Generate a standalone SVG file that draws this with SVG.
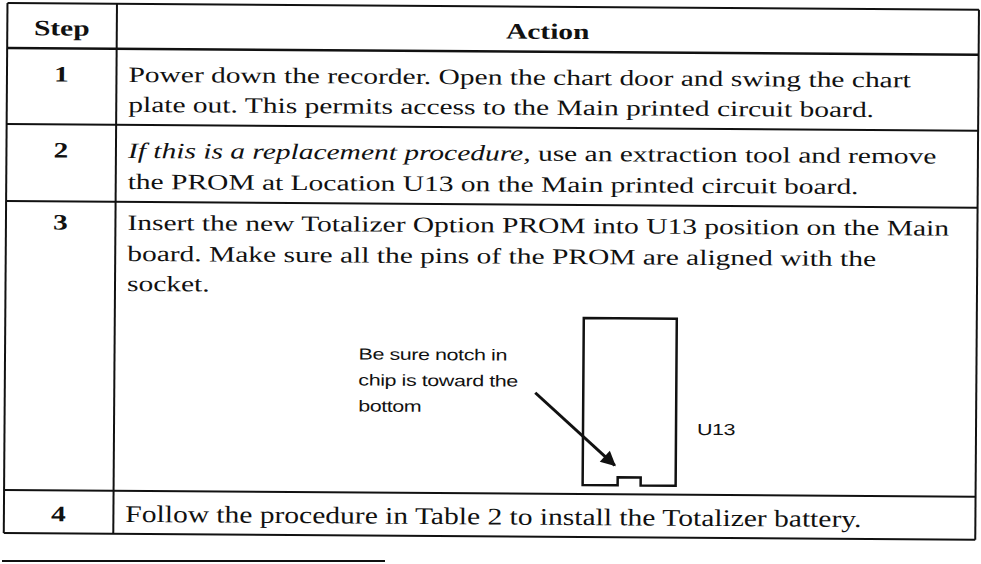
<svg xmlns="http://www.w3.org/2000/svg" width="981" height="564" viewBox="0 0 981 564">
<defs>
<style>
.ln{stroke:#111;stroke-width:2;fill:none}
.st{font-family:"Liberation Serif","Times New Roman",serif;font-size:22px;font-weight:bold;fill:#111;text-anchor:middle}
.tx{font-family:"Liberation Serif","Times New Roman",serif;font-size:22px;fill:#111}
.tx4{font-family:"Liberation Serif","Times New Roman",serif;font-size:24px;fill:#111}
.it{font-style:italic}
.sm{font-family:"Liberation Sans",Arial,sans-serif;font-size:16px;fill:#111;letter-spacing:-0.3px}
</style>
<marker id="ah" viewBox="0 0 10 10" refX="9" refY="5" markerWidth="6.5" markerHeight="5" orient="auto" markerUnits="strokeWidth">
<path d="M0,0 L10,5 L0,10 z" fill="#111"/>
</marker>
</defs>
<rect width="981" height="564" fill="#fff"/>
<g transform="rotate(0.4)">
<g id="grid">
<line class="ln" x1="7.5" y1="3" x2="979" y2="3"/>
<line class="ln" x1="7.5" y1="48" x2="979" y2="48" style="stroke-width:2.5"/>
<line class="ln" x1="7.5" y1="124" x2="979" y2="124"/>
<line class="ln" x1="7.5" y1="201" x2="979" y2="201"/>
<line class="ln" x1="7.5" y1="490" x2="979" y2="490"/>
<line class="ln" x1="7.5" y1="533" x2="979" y2="533"/>
<line class="ln" x1="7.5" y1="3" x2="7.5" y2="533"/>
<line class="ln" x1="117" y1="3" x2="117" y2="533"/>
<line class="ln" x1="979" y1="3" x2="979" y2="533"/>
</g>
<g id="header">
<text class="st" transform="matrix(1.34 0 0 1 62 35)">Step</text>
<text class="st" transform="matrix(1.34 0 0 1 548 35)">Action</text>
</g>
<g id="step1">
<text class="st" transform="matrix(1.34 0 0 1 62 81)">1</text>
<text class="tx" transform="matrix(1.34 0 0 1 129 81)">Power down the recorder. Open the chart door and swing the chart</text>
<text class="tx" transform="matrix(1.34 0 0 1 129 111)">plate out. This permits access to the Main printed circuit board.</text>
</g>
<g id="step2">
<text class="st" transform="matrix(1.34 0 0 1 62 157)">2</text>
<text class="tx" transform="matrix(1.34 0 0 1 129 157)"><tspan class="it">If this is a replacement procedure,</tspan> use an extraction tool and remove</text>
<text class="tx" transform="matrix(1.34 0 0 1 129 188)">the PROM at Location U13 on the Main printed circuit board.</text>
</g>
<g id="step3">
<text class="st" transform="matrix(1.34 0 0 1 62 229)">3</text>
<text class="tx" transform="matrix(1.34 0 0 1 129 229)">Insert the new Totalizer Option PROM into U13 position on the Main</text>
<text class="tx" transform="matrix(1.34 0 0 1 129 260)">board. Make sure all the pins of the PROM are aligned with the</text>
<text class="tx" transform="matrix(1.34 0 0 1 129 290)">socket.</text>
</g>
<g id="chip">
<path class="ln" d="M586,314 H679 V481 H644 V473 H621 V481 H586 Z" style="stroke-width:2.5"/>
<text class="sm" transform="matrix(1.34 0 0 1 700 430)">U13</text>
</g>
<g id="callout">
<text class="sm" transform="matrix(1.34 0 0 1 361 357)">Be sure notch in</text>
<text class="sm" transform="matrix(1.34 0 0 1 361 383)">chip is toward the</text>
<text class="sm" transform="matrix(1.34 0 0 1 361 409)">bottom</text>
</g>
<g id="connectors">
<line x1="538" y1="389" x2="618" y2="461" stroke="#111" stroke-width="3" marker-end="url(#ah)"/>
</g>
<g id="step4">
<text class="st" transform="matrix(1.34 0 0 1 62 521)">4</text>
<text class="tx4" transform="matrix(1.23 0 0 1 129 521)">Follow the procedure in Table 2 to install the Totalizer battery.</text>
</g>
</g>
<line class="ln" x1="2" y1="561" x2="385" y2="561"/>
</svg>
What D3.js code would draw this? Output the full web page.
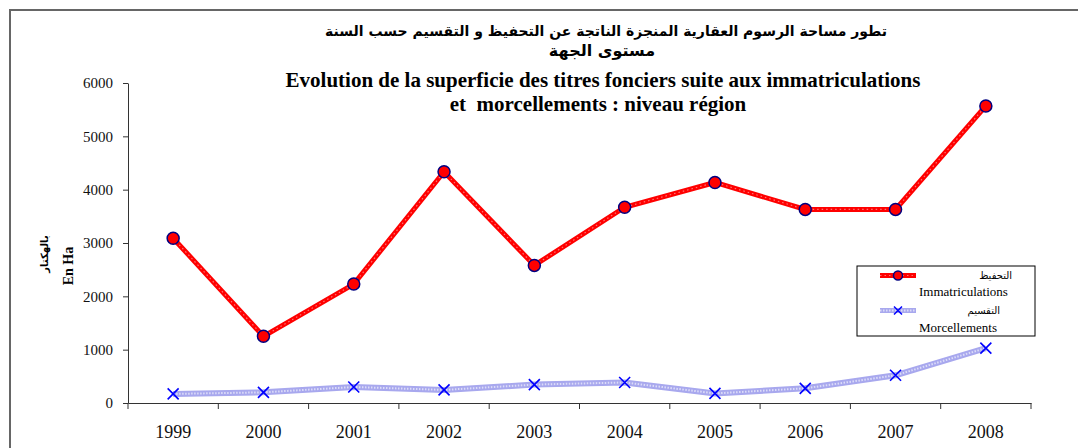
<!DOCTYPE html>
<html>
<head>
<meta charset="utf-8">
<script src="https://cdn.jsdelivr.net/npm/d3@7"></script>
<style>
  body { margin: 0; background: #fff; }
  svg { display: block; }
</style>
</head>
<body>
<svg width="1078" height="448"></svg>
<script>
const years = ["1999", "2000", "2001", "2002", "2003", "2004", "2005", "2006", "2007", "2008"];
const immatriculations = [3090, 1250, 2230, 4335, 2580, 3670, 4135, 3630, 3630, 5570];
const morcellements = [170, 200, 300, 245, 345, 385, 180, 275, 520, 1030];
const yTicks = [0, 1000, 2000, 3000, 4000, 5000, 6000];

const svg = d3.select("svg");
const width = +svg.attr("width");
const height = +svg.attr("height");

// outer frame (only top and left are visible in the crop)
svg.append("path")
    .attr("d", `M10,${height} V10 H${width}`)
    .attr("fill", "none")
    .attr("stroke", "#666")
    .attr("stroke-width", 2);

const x = d3.scaleBand().domain(years).range([128, 1031]);
const y = d3.scaleLinear().domain([0, 6000]).range([403, 83]);

// titles
const serif = "'Liberation Serif', 'Times New Roman', serif";
const arabic = "'DejaVu Sans', 'Liberation Sans', sans-serif";
const title = svg.append("g").attr("text-anchor", "middle").attr("font-weight", "bold");
title.append("text").attr("x", 606).attr("y", 36)
    .attr("font-family", arabic).attr("font-size", 14)
    .text("تطور مساحة الرسوم العقارية المنجزة الناتجة عن التحفيظ و التقسيم حسب السنة");
title.append("text").attr("x", 602).attr("y", 56)
    .attr("font-family", arabic).attr("font-size", 16)
    .text("مستوى الجهة");
title.append("text").attr("x", 603).attr("y", 87)
    .attr("font-family", serif).attr("font-size", 21)
    .text("Evolution de la superficie des titres fonciers suite aux immatriculations");
title.append("text").attr("x", 598).attr("y", 111)
    .attr("font-family", serif).attr("font-size", 21)
    .style("white-space", "pre")
    .text("et  morcellements : niveau région");

// y axis title
svg.append("text")
    .attr("transform", "translate(48,254) rotate(-90)")
    .attr("text-anchor", "middle").attr("font-weight", "bold")
    .attr("font-family", arabic).attr("font-size", 10)
    .text("بالهكتار");
svg.append("text")
    .attr("transform", "translate(73,266) rotate(-90)")
    .attr("text-anchor", "middle").attr("font-weight", "bold")
    .attr("font-family", serif).attr("font-size", 14)
    .text("En Ha");

// axes
const yAxis = svg.append("g")
    .attr("transform", "translate(128,0)")
    .call(d3.axisLeft(y).tickValues(yTicks).tickFormat(d3.format("d"))
        .tickSize(5).tickPadding(10).tickSizeOuter(0));
yAxis.attr("font-family", serif);
yAxis.selectAll("text").attr("font-size", 15).attr("fill", "#111");

const xAxis = svg.append("g")
    .attr("transform", "translate(0,403)")
    .call(d3.axisBottom(x).tickSize(0).tickPadding(22));
xAxis.attr("font-family", serif);
xAxis.selectAll("text").attr("font-size", 18).attr("fill", "#111");
// boundary ticks between categories
xAxis.selectAll(".bound")
    .data(years.concat(["end"]))
    .join("line")
    .attr("class", "bound")
    .attr("x1", (d, i) => i < years.length ? x(d) : x.range()[1])
    .attr("x2", (d, i) => i < years.length ? x(d) : x.range()[1])
    .attr("y1", 0).attr("y2", 6)
    .attr("stroke", "#333");
svg.selectAll(".domain").attr("stroke", "#333");
svg.selectAll(".tick line").attr("stroke", "#333");

const cx = d => x(d) + x.bandwidth() / 2;
const line = d3.line().x((d, i) => cx(years[i])).y(d => y(d));

// Morcellements series
svg.append("path").datum(morcellements)
    .attr("d", line).attr("fill", "none")
    .attr("stroke", "#a8a8ee").attr("stroke-width", 6);
svg.append("path").datum(morcellements)
    .attr("d", line).attr("fill", "none")
    .attr("stroke", "#fff").attr("stroke-opacity", 0.6)
    .attr("stroke-width", 2).attr("stroke-dasharray", "1.5,1.5");
const cross = (px, py, r) => `M${px - r},${py - r}L${px + r},${py + r}M${px - r},${py + r}L${px + r},${py - r}`;
svg.selectAll(".xm").data(morcellements).join("path")
    .attr("class", "xm")
    .attr("d", (d, i) => cross(cx(years[i]), y(d), 5.5))
    .attr("stroke", "#0000ff").attr("stroke-width", 1.6);

// Immatriculations series
svg.append("path").datum(immatriculations)
    .attr("d", line).attr("fill", "none")
    .attr("stroke", "#ff0000").attr("stroke-width", 5);
svg.append("path").datum(immatriculations)
    .attr("d", line).attr("fill", "none")
    .attr("stroke", "#fff").attr("stroke-opacity", 0.45)
    .attr("stroke-width", 1.2).attr("stroke-dasharray", "1.5,3");
svg.selectAll(".dot").data(immatriculations).join("circle")
    .attr("class", "dot")
    .attr("cx", (d, i) => cx(years[i])).attr("cy", d => y(d))
    .attr("r", 6)
    .attr("fill", "#ff0000").attr("stroke", "#000080").attr("stroke-width", 1.5);

// legend
const lg = svg.append("g");
lg.append("rect").attr("x", 857).attr("y", 266).attr("width", 178).attr("height", 70)
    .attr("fill", "#fff").attr("stroke", "#000").attr("stroke-width", 1);
lg.append("line").attr("x1", 880).attr("x2", 916).attr("y1", 275.5).attr("y2", 275.5)
    .attr("stroke", "#ff0000").attr("stroke-width", 5);
lg.append("line").attr("x1", 880).attr("x2", 916).attr("y1", 275.5).attr("y2", 275.5)
    .attr("stroke", "#fff").attr("stroke-opacity", 0.45).attr("stroke-width", 1.2)
    .attr("stroke-dasharray", "1.5,3");
lg.append("circle").attr("cx", 898).attr("cy", 275.5).attr("r", 4.5)
    .attr("fill", "#ff0000").attr("stroke", "#000080").attr("stroke-width", 1.5);
lg.append("line").attr("x1", 880).attr("x2", 916).attr("y1", 310.5).attr("y2", 310.5)
    .attr("stroke", "#a8a8ee").attr("stroke-width", 5);
lg.append("line").attr("x1", 880).attr("x2", 916).attr("y1", 310.5).attr("y2", 310.5)
    .attr("stroke", "#fff").attr("stroke-opacity", 0.6).attr("stroke-width", 1.8)
    .attr("stroke-dasharray", "1.5,1.5");
lg.append("path").attr("d", cross(898, 310.5, 4))
    .attr("stroke", "#0000ff").attr("stroke-width", 1.5);
lg.append("text").attr("x", 1012).attr("y", 279).attr("text-anchor", "end")
    .attr("font-family", arabic).attr("font-size", 10).text("التحفيظ");
lg.append("text").attr("x", 919).attr("y", 296)
    .attr("font-family", serif).attr("font-size", 13).text("Immatriculations");
lg.append("text").attr("x", 1000).attr("y", 314).attr("text-anchor", "end")
    .attr("font-family", arabic).attr("font-size", 10).text("التقسيم");
lg.append("text").attr("x", 919).attr("y", 332)
    .attr("font-family", serif).attr("font-size", 13).text("Morcellements");
</script>
</body>
</html>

⁂

→ Directive
Lines that hold the word "with" are the ones to return, every one of them.

→ Exercise solution
Generate a standalone SVG file that draws this with SVG.
<text class="tx" transform="matrix(1.34 0 0 1 129 260)">board. Make sure all the pins of the PROM are aligned with the</text>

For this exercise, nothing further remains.